A topic that is garnering increased interest in recent years, particularly in the age of substantial media consolidation, is the “local role” of broadcasters in servicing their communities. The FCC continues to mandate that broadcasters meet certain standards of community service, such as providing programming of interest to local audiences, playing local artists, and otherwise “being a part of the community.”

 

Broadcasters, who believe that market forces should dictate their local programming, are generally opposed to mandates, arguing that the bureaucracy of organizing community boards of meeting certain minimal requirements is a “feel good” ideal that may or may not lead to any true benefit to communities.
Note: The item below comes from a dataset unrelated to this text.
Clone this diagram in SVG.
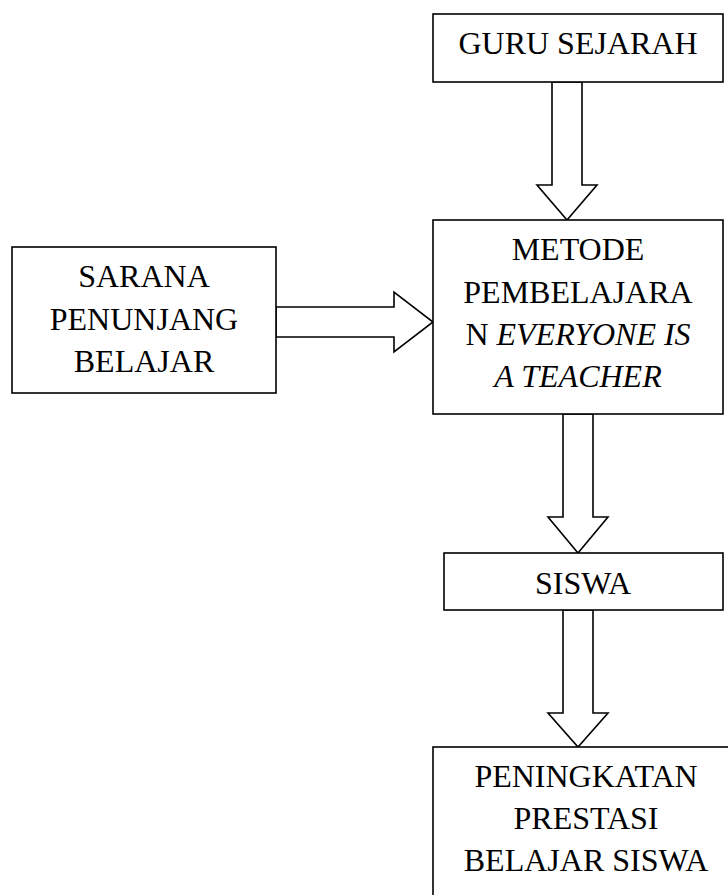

Broadcasters also argue that they already meet local standards, shown by airtime donated for public service announcements and similar community efforts.

 

Advocates of “local standards” feel that broadcasters can easily comply with any FCC mandate, particularly given the broadcasters’ argument that such standards are already being met. Advocates also point out that broadcasters pay nothing for their broadcasting licenses, suggesting that reasonable efforts to meet local standard are not a serious burden.

 

Both sides have valid arguments. Broadcasters are correct that the mandates are a bit broad, particularly when only broadcasters, as opposed to cable or satellite provider, are subject to the regulations. Public interest advocates also have valid points, most notably the argument that news and cultural programming is becoming homogenized. With so many media outlets owned by large firms that want to cross-promote and otherwise create efficiencies in programming, there is little question that local coverage has taken a back seat in recent years.

 

While regulations on broadcasters should be strictly tailored, the FCC requirements regarding community standards are hardly a crushing burden. Indeed, broadcasters should probably be thankful that the FCC has chosen this route of regulation as opposed to taking a stricter stance on media consolidation and license renewals in media markets.